Bonbons de foie gras
Le concept devrait séduire les jeunes urbains, adeptes du grignotage haut de gamme. Et pas seulement en France. Car le modèle Fauchon fait fureur à l'étranger. « Au Japon, c'est la folie, témoigne Philippe Thomas. Des dizaines de points de vente se mettent au diapason de la nouvelle identité architecturale. » Pour garantir la qualité des recettes, la maison mère dispense gracieusement ses formations dans ses murs de la place de la Madeleine. « Les franchisés restent le temps qu'ils veulent. Ils sont nos invités », insiste Philippe Thomas.

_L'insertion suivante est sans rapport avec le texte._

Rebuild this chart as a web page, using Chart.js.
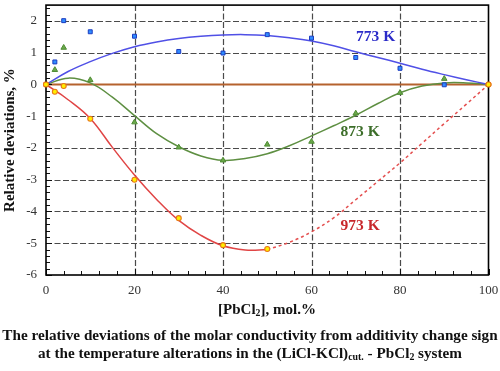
<!DOCTYPE html>
<html><head><meta charset="utf-8">
<script src="https://cdn.jsdelivr.net/npm/chart.js@4"></script>
<style>
html,body{margin:0;padding:0;background:#fff;}
#wrap{position:relative;width:500px;height:371px;overflow:hidden;font-family:"Liberation Serif","Times New Roman",serif;}
#c{position:absolute;left:0;top:0;}
.t{position:absolute;font-weight:bold;white-space:nowrap;color:#111;text-align:center;}
#xt{left:167px;width:200px;top:299px;font-size:15px;line-height:20px;}
#cap1{left:0;width:500px;top:325px;font-size:15.2px;line-height:20px;}
#cap2{left:0;width:500px;top:343px;font-size:15.2px;line-height:20px;}
sub{font-size:0.65em;vertical-align:-0.25em;line-height:0;}
</style></head>
<body><div id="wrap">
<canvas id="c" width="500" height="300"></canvas>
<div class="t" id="xt">[PbCl<sub>2</sub>], mol.%</div>
<div class="t" id="cap1">The relative deviations of the molar conductivity from additivity change sign</div>
<div class="t" id="cap2">at the temperature alterations in the (LiCl-KCl)<sub>cut.</sub> - PbCl<sub>2</sub> system</div>
</div>
<script>
// measured points
const xPoints = [0,2,4,10,20,30,40,50,60,70,80,90,100];
const pts773 = [0,0.71,2.01,1.66,1.52,1.04,0.99,1.57,1.46,0.85,0.51,-0.01,0];
const pts873 = [0,0.46,1.16,0.14,-1.19,-1.98,-2.39,-1.89,-1.8,-0.91,-0.26,0.18,0];
const pts973 = [0,-0.23,-0.05,-1.08,-3.0,-4.21,-5.06,-5.18,null,null,null,null,0];
// fitted curves
const fitX = [0,5,10,15,20,25,30,35,40,45,50,55,60,65,70,75,80,85,90,95,100];
const fit773 = [0,0.41,0.72,0.98,1.19,1.34,1.45,1.52,1.56,1.57,1.54,1.47,1.37,1.22,1.03,0.85,0.67,0.48,0.31,0.15,0];
const fit873 = [0,0.2,0.05,-0.4,-0.98,-1.55,-1.96,-2.25,-2.39,-2.33,-2.18,-1.93,-1.62,-1.3,-0.97,-0.6,-0.26,-0.05,0.05,0.05,0];
const fit973solidX = [0,5,10,15,20,25,30,35,40,45,50];
const fit973solid = [0,-0.48,-1.07,-1.98,-2.85,-3.62,-4.28,-4.75,-5.08,-5.21,-5.2];
const fit973dashX = [50,55,60,65,70,75,80,85,90,95,100];
const fit973dash = [-5.2,-4.97,-4.64,-4.2,-3.63,-3.05,-2.47,-1.85,-1.23,-0.62,0];
const zeroX = [0,100];
const zeroY = [0,0];
// tick labels
const xTicks = [0,20,40,60,80,100];
const yTicks = [-6,-5,-4,-3,-2,-1,0,1,2];
// curve labels
const labelText = ['773 K','873 K','973 K'];
const labelX = [74.5,71,71];
const labelY = [1.5,-1.5,-4.47];
const labelColor = ['#2b2bc8','#3d6e2a','#c8282c'];

const zip = (xs, ys) => xs.map((x,i)=>({x:x,y:ys[i]})).filter(p=>p.y!==null);

const FONT = '"Liberation Serif","Times New Roman",serif';

const decor = {
  id:'decor',
  beforeDatasetsDraw(chart){
    const ctx = chart.ctx, a = chart.chartArea, xs = chart.scales.x, ys = chart.scales.y;
    ctx.save();
    ctx.strokeStyle = '#4a4a4a'; ctx.lineWidth = 1.2; ctx.setLineDash([6,2.5]);
    xTicks.forEach(v=>{ if(v<=0||v>=100) return; const p = Math.round(xs.getPixelForValue(v))+0.5;
      ctx.beginPath(); ctx.moveTo(p,a.top); ctx.lineTo(p,a.bottom); ctx.stroke(); });
    yTicks.forEach(v=>{ if(v<=-6||v===0) return; const p = Math.round(ys.getPixelForValue(v))+0.5;
      ctx.beginPath(); ctx.moveTo(a.left,p); ctx.lineTo(a.right,p); ctx.stroke(); });
    ctx.restore();
  },
  afterDatasetsDraw(chart){
    const ctx = chart.ctx, a = chart.chartArea, xs = chart.scales.x, ys = chart.scales.y;
    ctx.save();
    ctx.strokeStyle = '#111'; ctx.lineWidth = 1;
    for(let i=0;i<=25;i++){ const v=i*4; const p=Math.round(xs.getPixelForValue(v))+0.5;
      const len = (v%20===0)?6:4; ctx.beginPath(); ctx.moveTo(p,a.bottom); ctx.lineTo(p,a.bottom-len); ctx.stroke(); }
    for(let i=-30;i<=12;i++){ const v=i*0.2; const p=Math.round(ys.getPixelForValue(v))+0.5;
      const len = (i%5===0)?6:4; ctx.beginPath(); ctx.moveTo(a.left,p); ctx.lineTo(a.left+len,p); ctx.stroke(); }
    ctx.lineWidth = 1.6; ctx.strokeStyle = '#000';
    ctx.strokeRect(a.left, a.top, a.right-a.left, a.bottom-a.top);
    ctx.font = 'bold 15.5px '+FONT; ctx.textAlign='center'; ctx.textBaseline='middle';
    labelText.forEach((t,i)=>{ ctx.fillStyle = labelColor[i];
      ctx.fillText(t, xs.getPixelForValue(labelX[i]), ys.getPixelForValue(labelY[i])); });
    const meta = chart.getDatasetMeta(0);
    meta.data.forEach((el,i)=>{ const d = chart.data.datasets[0].data[i];
      if(d.x===0||d.x===100){ ctx.beginPath(); ctx.arc(el.x, el.y, 2.5, 0, Math.PI*2);
        ctx.fillStyle='#ffee00'; ctx.fill(); ctx.lineWidth=1.1; ctx.strokeStyle='#e8781a'; ctx.stroke(); } });
    ctx.restore();
  }
};

new Chart(document.getElementById('c'), {
  type:'scatter',
  data:{ datasets:[
    {data:zip(xPoints,pts973), pointStyle:'circle', pointRadius:2.5, backgroundColor:'#ffee00', borderColor:'#e8781a', borderWidth:1.1, showLine:false, clip:false},
    {data:zip(xPoints,pts773), pointStyle:'rect', pointRadius:2.8, backgroundColor:'#2f8cff', borderColor:'#1c3cc0', borderWidth:1, showLine:false},
    {data:zip(xPoints,pts873), pointStyle:'triangle', pointRadius:3.2, backgroundColor:'#6aa84a', borderColor:'#4f8c34', borderWidth:1, showLine:false},
    {data:zip(fitX,fit773), showLine:true, pointRadius:0, borderColor:'#5050e6', borderWidth:1.5, tension:0.4},
    {data:zip(fitX,fit873), showLine:true, pointRadius:0, borderColor:'#5e8f42', borderWidth:1.5, tension:0.4},
    {data:zip(fit973solidX,fit973solid), showLine:true, pointRadius:0, borderColor:'#e04545', borderWidth:1.5, tension:0.4},
    {data:zip(fit973dashX,fit973dash), showLine:true, pointRadius:0, borderColor:'#e45050', borderWidth:1.5, borderDash:[3,3], tension:0.4},
    {data:zip(zeroX,zeroY), showLine:true, pointRadius:0, borderColor:'#b5622e', borderWidth:2}
  ]},
  options:{
    responsive:false, animation:false, devicePixelRatio:1,
    layout:{padding:{left:0,right:11.5,top:1,bottom:0}},
    plugins:{legend:{display:false}, tooltip:{enabled:false}},
    scales:{
      x:{type:'linear', min:0, max:100,
        afterFit(s){ s.height = 25; s.paddingLeft = 0; s.paddingRight = 0; },
        afterBuildTicks(s){ s.ticks = xTicks.map(v=>({value:v})); },
        grid:{display:false, drawTicks:false},
        border:{display:false},
        ticks:{padding:8, color:'#333', font:{family:FONT, size:13}, maxRotation:0}
      },
      y:{type:'linear', min:-6, max:2.5,
        afterFit(s){ s.width = 46; s.paddingTop = 0; s.paddingBottom = 0; },
        afterBuildTicks(s){ s.ticks = yTicks.map(v=>({value:v})); },
        grid:{display:false, drawTicks:false},
        border:{display:false},
        ticks:{padding:9, color:'#333', font:{family:FONT, size:13}},
        title:{display:true, text:'Relative deviations, %', color:'#111', font:{family:FONT, size:15, weight:'bold'}, padding:{top:1,bottom:0}}
      }
    }
  },
  plugins:[decor]
});
</script>
</body></html>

Inspiré, le nouveau Fauchon épouse son époque. Celle de la consommation à portée de clic avec un nouveau site Internet marchand, celle de l'explosion des repas hors domicile avec ses multiples comptoirs gourmands. Le chef pâtissier s'imprègne lui aussi des modes de vie pour innover. Élégants et astucieux, les gâteaux emballés comme des rouges à lèvres se dégustent sur le pouce sans salir les doigts. Gourmands et colorés, les bonbons de foie gras dans leur papier de soie noir, doré ou rose apportent une pointe d'humour à l'apéritif. Christophe Adam veut aussi dépoussiérer le rayon traiteur, en échafaudant des recettes plus ludiques et moins conventionnelles. Sa dernière trouvaille ? Une papillote de Saint-Jacques translucide en forme de tube, dont la gelée de vin fond subtilement à la chaleur du four. Rien de tel dans un dîner chic pour époustoufler les invités et réjouir leur palais.